Question

The frequency of fifth harmonic of a closed pipe is equal to the frequency of third harmonic of an open pipe. If the length of the open pipe is 72 cm, then the length of the closed pipe is:

• A. 60 cm
• B. 45 cm
• C. 30 cm
• D. 75 cm

Hint:

When solving for the lengths of pipes with different harmonic frequencies, use the relationship between the fundamental frequencies of open and closed pipes to set up a ratio.

Answer 1

The Correct Option is A

To determine the length of the closed pipe, we need to compare the frequencies of the harmonics of both the closed and open pipes. Given:
- Frequency of the fifth harmonic of a closed pipe equals the frequency of the third harmonic of an open pipe.
- Length of the open pipe, \( L_{\text{open}} = 72 \, \text{cm} \). Step 1: Determine the Frequencies For a closed pipe, the frequency of the \( n \)
-th harmonic is: \[ f_{\text{closed}, n} = \frac{n v}{4 L_{\text{closed}}} \] where \( n \) is an odd integer (1, 3, 5, ...). For an open pipe, the frequency of the \( n \)
-th harmonic is: \[ f_{\text{open}, n} = \frac{n v}{2 L_{\text{open}}} \] where \( n \) is any positive integer (1, 2, 3, ...).

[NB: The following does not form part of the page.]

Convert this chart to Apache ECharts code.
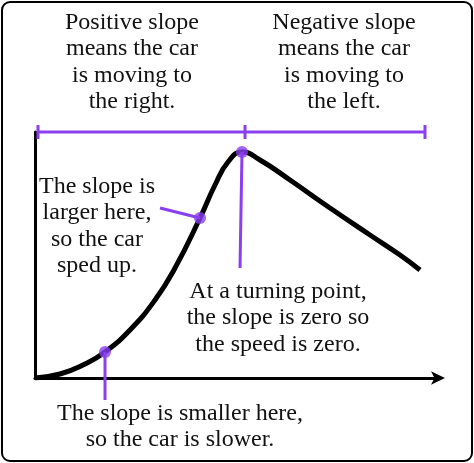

Step 2: Set the Frequencies Equal Given that the fifth harmonic of the closed pipe equals the third harmonic of the open pipe: \[ f_{\text{closed}, 5} = f_{\text{open}, 3} \] Substitute the expressions: \[ \frac{5 v}{4 L_{\text{closed}}} = \frac{3 v}{2 L_{\text{open}}} \] Step 3: Solve for \( L_{\text{closed}} \) Cancel \( v \) from both sides: \[ \frac{5}{4 L_{\text{closed}}} = \frac{3}{2 L_{\text{open}}} \] Rearrange to solve for \( L_{\text{closed}} \): \[ L_{\text{closed}} = \frac{5 \times 2 L_{\text{open}}}{4 \times 3} = \frac{10 L_{\text{open}}}{12} = \frac{5 L_{\text{open}}}{6} \] Substitute \( L_{\text{open}} = 72 \, \text{cm} \): \[ L_{\text{closed}} = \frac{5 \times 72}{6} = \frac{360}{6} = 60 \, \text{cm} \] Final Answer: \[ \boxed{60 \, \text{cm}} \] This corresponds to option (1).